Exercise requirements — Pictures excluded, return the lines below from the first through the line holding "3.6, 3.2, 3.2];".

Recorded data —
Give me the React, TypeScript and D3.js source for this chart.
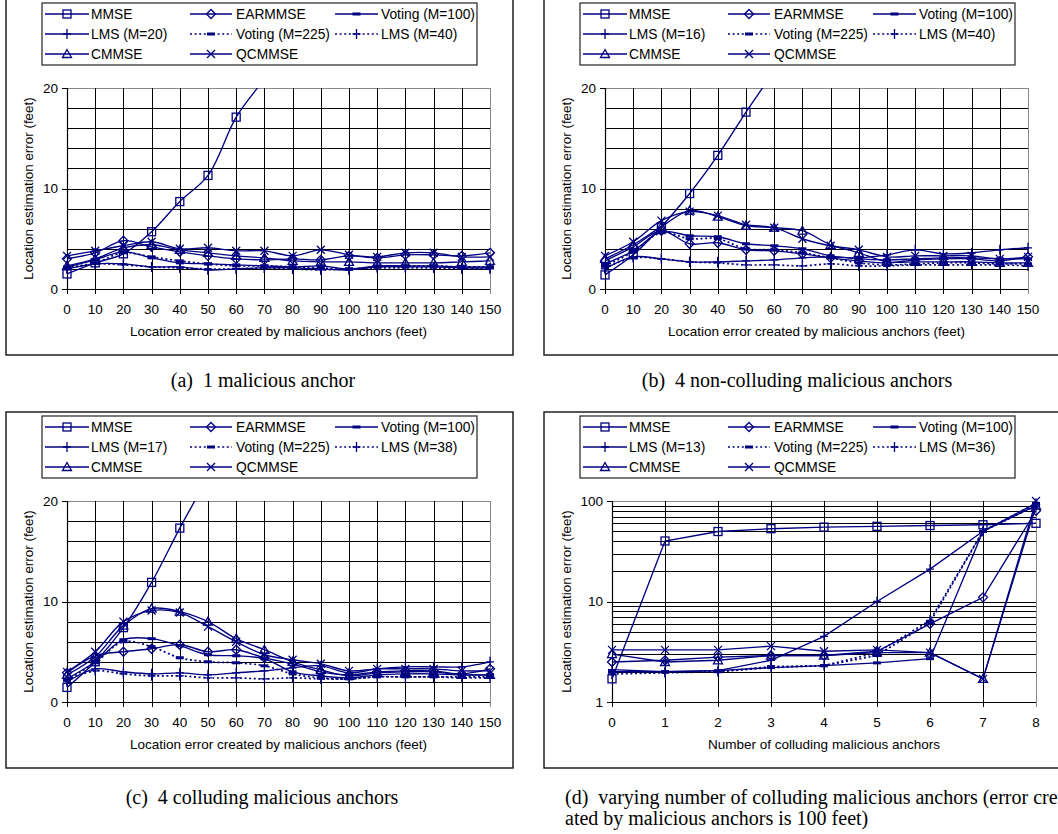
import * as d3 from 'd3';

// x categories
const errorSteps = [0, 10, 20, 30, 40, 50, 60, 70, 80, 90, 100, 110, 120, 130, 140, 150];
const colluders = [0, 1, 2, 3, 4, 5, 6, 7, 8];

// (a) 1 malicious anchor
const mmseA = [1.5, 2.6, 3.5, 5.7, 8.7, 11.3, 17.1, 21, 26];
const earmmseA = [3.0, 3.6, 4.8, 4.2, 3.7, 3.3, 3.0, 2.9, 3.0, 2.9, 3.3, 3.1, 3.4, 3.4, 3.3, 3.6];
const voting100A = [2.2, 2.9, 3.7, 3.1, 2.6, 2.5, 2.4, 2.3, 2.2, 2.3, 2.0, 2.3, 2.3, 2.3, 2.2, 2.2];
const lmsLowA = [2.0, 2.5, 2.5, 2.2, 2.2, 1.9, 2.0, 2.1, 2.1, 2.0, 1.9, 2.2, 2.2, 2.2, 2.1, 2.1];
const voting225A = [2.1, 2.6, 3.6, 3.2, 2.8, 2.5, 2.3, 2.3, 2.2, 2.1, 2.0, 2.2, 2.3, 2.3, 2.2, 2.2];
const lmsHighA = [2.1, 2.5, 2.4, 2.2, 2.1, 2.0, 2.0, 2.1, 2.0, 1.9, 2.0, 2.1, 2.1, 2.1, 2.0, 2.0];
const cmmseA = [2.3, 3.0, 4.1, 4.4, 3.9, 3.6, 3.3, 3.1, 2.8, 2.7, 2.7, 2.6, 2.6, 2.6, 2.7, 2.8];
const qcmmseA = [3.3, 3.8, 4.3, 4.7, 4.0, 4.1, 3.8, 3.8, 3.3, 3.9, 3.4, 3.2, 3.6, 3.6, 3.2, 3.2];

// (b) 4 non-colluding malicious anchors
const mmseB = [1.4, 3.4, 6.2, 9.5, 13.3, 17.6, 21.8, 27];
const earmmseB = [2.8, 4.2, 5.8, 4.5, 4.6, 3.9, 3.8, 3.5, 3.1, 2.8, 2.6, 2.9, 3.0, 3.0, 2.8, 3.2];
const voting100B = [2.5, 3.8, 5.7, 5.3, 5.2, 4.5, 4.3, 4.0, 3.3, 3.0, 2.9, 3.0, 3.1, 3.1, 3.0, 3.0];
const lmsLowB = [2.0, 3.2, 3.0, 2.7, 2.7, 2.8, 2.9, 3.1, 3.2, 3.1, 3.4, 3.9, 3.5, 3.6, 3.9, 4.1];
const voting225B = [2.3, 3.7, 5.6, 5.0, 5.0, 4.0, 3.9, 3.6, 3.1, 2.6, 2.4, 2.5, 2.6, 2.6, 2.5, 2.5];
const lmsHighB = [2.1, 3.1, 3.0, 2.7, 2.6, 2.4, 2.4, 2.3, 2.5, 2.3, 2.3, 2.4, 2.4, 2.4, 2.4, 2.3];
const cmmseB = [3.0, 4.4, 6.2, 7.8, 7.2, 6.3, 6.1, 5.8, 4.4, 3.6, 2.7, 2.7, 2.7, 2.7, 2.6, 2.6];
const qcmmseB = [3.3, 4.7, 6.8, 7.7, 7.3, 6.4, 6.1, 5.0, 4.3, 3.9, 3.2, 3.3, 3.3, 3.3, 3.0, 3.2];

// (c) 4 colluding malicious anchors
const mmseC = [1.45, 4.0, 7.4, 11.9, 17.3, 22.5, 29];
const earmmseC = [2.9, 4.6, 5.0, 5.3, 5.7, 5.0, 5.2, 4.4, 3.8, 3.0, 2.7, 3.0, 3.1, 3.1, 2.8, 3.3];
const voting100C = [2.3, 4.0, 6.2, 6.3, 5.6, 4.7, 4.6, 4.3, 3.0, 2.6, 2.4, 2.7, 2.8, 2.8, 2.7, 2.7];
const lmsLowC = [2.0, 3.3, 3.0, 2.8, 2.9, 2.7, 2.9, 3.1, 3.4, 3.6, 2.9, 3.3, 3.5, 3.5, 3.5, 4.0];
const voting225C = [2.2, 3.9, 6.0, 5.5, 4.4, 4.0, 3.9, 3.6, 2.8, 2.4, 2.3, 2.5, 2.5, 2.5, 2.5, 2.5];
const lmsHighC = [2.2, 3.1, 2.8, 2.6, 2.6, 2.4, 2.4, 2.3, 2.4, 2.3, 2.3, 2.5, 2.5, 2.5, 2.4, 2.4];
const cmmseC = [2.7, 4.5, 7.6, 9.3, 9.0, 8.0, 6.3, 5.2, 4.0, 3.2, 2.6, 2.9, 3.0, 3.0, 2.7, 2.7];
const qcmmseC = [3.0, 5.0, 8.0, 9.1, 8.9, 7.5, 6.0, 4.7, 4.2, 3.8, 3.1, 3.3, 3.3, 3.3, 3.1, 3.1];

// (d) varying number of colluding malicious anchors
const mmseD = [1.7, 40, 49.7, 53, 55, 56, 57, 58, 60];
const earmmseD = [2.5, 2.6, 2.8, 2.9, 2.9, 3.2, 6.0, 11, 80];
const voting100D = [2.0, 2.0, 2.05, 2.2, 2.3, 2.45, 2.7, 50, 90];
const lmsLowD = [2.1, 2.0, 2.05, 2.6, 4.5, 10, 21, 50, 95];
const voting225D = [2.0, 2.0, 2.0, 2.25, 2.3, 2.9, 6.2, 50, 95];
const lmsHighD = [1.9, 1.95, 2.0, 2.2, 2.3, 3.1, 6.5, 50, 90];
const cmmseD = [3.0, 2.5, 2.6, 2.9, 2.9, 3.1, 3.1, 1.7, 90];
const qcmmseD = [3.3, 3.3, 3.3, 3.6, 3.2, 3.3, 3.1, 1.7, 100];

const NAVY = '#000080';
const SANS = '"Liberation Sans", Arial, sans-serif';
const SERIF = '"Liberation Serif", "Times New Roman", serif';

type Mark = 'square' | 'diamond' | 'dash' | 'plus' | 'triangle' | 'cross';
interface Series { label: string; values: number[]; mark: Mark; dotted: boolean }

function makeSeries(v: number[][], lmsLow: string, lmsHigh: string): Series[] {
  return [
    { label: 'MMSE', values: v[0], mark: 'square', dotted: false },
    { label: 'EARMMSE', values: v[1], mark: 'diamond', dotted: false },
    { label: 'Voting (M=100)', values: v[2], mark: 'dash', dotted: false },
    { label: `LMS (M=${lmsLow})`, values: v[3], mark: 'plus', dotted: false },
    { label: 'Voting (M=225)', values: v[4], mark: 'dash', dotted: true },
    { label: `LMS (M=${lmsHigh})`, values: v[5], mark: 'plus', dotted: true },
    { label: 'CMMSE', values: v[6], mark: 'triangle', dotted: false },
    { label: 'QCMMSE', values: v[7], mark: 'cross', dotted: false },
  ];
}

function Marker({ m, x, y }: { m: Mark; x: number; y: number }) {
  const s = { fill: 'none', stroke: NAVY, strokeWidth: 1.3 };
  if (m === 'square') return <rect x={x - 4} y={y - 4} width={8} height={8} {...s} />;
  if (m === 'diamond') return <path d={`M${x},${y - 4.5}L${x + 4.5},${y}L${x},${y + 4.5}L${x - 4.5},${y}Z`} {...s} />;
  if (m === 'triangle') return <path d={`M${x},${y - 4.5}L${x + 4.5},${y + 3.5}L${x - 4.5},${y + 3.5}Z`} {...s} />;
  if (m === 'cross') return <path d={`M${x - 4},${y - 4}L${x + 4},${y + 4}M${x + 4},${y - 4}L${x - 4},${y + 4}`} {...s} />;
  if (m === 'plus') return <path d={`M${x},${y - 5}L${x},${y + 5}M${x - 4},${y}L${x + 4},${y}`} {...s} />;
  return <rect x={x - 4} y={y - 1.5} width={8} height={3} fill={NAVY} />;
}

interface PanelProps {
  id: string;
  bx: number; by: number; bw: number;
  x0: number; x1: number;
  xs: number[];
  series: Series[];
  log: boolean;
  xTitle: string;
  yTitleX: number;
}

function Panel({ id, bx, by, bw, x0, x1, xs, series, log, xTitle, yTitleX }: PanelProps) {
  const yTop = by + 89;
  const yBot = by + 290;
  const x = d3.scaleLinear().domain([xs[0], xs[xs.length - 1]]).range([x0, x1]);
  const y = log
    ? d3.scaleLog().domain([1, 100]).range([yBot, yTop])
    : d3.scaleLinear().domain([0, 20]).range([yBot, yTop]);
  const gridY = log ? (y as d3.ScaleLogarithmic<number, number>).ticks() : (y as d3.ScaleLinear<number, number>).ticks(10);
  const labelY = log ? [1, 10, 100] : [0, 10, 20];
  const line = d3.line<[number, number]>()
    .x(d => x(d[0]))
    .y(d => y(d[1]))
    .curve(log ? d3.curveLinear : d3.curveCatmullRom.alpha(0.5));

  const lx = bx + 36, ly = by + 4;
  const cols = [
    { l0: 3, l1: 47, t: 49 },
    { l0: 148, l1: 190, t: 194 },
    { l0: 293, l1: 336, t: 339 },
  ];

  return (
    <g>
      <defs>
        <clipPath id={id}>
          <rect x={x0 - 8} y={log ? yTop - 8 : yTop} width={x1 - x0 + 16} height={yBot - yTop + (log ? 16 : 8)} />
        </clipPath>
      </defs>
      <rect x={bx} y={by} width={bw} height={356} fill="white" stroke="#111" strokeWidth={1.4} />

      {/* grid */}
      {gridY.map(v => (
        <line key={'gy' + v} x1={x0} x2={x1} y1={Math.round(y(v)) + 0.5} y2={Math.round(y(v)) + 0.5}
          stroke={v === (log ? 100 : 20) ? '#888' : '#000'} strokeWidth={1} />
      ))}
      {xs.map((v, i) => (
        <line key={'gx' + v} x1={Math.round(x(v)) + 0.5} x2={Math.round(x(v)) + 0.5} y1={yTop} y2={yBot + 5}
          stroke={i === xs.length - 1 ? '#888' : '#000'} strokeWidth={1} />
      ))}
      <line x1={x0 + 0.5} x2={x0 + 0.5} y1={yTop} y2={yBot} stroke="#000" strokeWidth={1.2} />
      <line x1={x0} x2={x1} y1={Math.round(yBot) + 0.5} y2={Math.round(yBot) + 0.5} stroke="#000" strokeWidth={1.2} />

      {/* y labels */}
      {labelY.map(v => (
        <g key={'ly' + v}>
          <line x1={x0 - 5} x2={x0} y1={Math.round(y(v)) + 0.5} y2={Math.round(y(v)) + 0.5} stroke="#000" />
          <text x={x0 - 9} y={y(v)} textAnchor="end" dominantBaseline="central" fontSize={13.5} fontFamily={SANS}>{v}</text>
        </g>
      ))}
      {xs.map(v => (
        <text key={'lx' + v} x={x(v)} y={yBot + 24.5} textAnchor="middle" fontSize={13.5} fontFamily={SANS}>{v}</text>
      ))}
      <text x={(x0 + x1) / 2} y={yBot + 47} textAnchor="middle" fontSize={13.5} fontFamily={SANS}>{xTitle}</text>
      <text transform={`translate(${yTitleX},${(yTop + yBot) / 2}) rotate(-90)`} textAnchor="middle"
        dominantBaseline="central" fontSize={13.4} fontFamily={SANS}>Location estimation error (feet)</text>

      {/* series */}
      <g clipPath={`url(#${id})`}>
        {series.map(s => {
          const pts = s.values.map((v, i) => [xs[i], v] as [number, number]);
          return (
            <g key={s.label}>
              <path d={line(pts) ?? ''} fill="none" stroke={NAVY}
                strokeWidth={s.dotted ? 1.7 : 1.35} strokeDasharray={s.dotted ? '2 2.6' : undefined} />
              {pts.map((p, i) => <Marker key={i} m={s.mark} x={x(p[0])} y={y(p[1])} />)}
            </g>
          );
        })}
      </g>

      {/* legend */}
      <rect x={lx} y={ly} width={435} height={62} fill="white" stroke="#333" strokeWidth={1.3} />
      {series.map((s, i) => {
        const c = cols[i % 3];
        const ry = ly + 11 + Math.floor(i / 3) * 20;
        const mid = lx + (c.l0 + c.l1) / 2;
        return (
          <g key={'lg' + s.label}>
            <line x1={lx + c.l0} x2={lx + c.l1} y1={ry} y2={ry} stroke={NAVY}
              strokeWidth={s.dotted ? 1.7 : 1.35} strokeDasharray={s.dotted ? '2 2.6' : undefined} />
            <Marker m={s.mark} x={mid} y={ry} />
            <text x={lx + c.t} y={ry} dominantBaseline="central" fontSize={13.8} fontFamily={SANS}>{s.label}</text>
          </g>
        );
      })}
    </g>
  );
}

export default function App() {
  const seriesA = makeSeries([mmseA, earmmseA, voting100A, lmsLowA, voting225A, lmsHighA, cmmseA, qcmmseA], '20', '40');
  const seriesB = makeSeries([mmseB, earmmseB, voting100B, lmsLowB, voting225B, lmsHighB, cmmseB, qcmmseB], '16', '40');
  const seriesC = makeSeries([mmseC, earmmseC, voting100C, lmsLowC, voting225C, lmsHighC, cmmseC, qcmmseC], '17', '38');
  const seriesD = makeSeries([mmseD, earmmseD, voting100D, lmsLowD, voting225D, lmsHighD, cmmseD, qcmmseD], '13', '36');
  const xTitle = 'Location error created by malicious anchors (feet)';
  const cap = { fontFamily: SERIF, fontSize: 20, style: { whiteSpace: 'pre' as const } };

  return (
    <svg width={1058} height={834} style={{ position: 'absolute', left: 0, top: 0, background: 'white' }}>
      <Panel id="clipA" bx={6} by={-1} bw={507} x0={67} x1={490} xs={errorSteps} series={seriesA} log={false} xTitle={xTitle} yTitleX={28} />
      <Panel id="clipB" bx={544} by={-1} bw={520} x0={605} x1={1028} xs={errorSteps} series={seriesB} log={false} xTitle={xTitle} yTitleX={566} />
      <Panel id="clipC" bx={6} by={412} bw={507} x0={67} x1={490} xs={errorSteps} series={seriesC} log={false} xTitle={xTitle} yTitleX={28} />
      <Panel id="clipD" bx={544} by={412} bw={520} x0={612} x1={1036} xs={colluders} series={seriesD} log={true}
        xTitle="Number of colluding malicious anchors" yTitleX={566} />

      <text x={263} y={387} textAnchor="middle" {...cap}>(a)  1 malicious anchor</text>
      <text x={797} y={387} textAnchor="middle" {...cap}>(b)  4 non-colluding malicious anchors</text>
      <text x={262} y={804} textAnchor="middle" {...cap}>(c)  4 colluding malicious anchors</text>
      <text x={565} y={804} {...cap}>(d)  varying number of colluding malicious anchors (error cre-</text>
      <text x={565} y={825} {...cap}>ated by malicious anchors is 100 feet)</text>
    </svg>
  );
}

Response to this task —
Give me the React, TypeScript and D3.js source for this chart.
import * as d3 from 'd3';

// x categories
const errorSteps = [0, 10, 20, 30, 40, 50, 60, 70, 80, 90, 100, 110, 120, 130, 140, 150];
const colluders = [0, 1, 2, 3, 4, 5, 6, 7, 8];

// (a) 1 malicious anchor
const mmseA = [1.5, 2.6, 3.5, 5.7, 8.7, 11.3, 17.1, 21, 26];
const earmmseA = [3.0, 3.6, 4.8, 4.2, 3.7, 3.3, 3.0, 2.9, 3.0, 2.9, 3.3, 3.1, 3.4, 3.4, 3.3, 3.6];
const voting100A = [2.2, 2.9, 3.7, 3.1, 2.6, 2.5, 2.4, 2.3, 2.2, 2.3, 2.0, 2.3, 2.3, 2.3, 2.2, 2.2];
const lmsLowA = [2.0, 2.5, 2.5, 2.2, 2.2, 1.9, 2.0, 2.1, 2.1, 2.0, 1.9, 2.2, 2.2, 2.2, 2.1, 2.1];
const voting225A = [2.1, 2.6, 3.6, 3.2, 2.8, 2.5, 2.3, 2.3, 2.2, 2.1, 2.0, 2.2, 2.3, 2.3, 2.2, 2.2];
const lmsHighA = [2.1, 2.5, 2.4, 2.2, 2.1, 2.0, 2.0, 2.1, 2.0, 1.9, 2.0, 2.1, 2.1, 2.1, 2.0, 2.0];
const cmmseA = [2.3, 3.0, 4.1, 4.4, 3.9, 3.6, 3.3, 3.1, 2.8, 2.7, 2.7, 2.6, 2.6, 2.6, 2.7, 2.8];
const qcmmseA = [3.3, 3.8, 4.3, 4.7, 4.0, 4.1, 3.8, 3.8, 3.3, 3.9, 3.4, 3.2, 3.6, 3.6, 3.2, 3.2];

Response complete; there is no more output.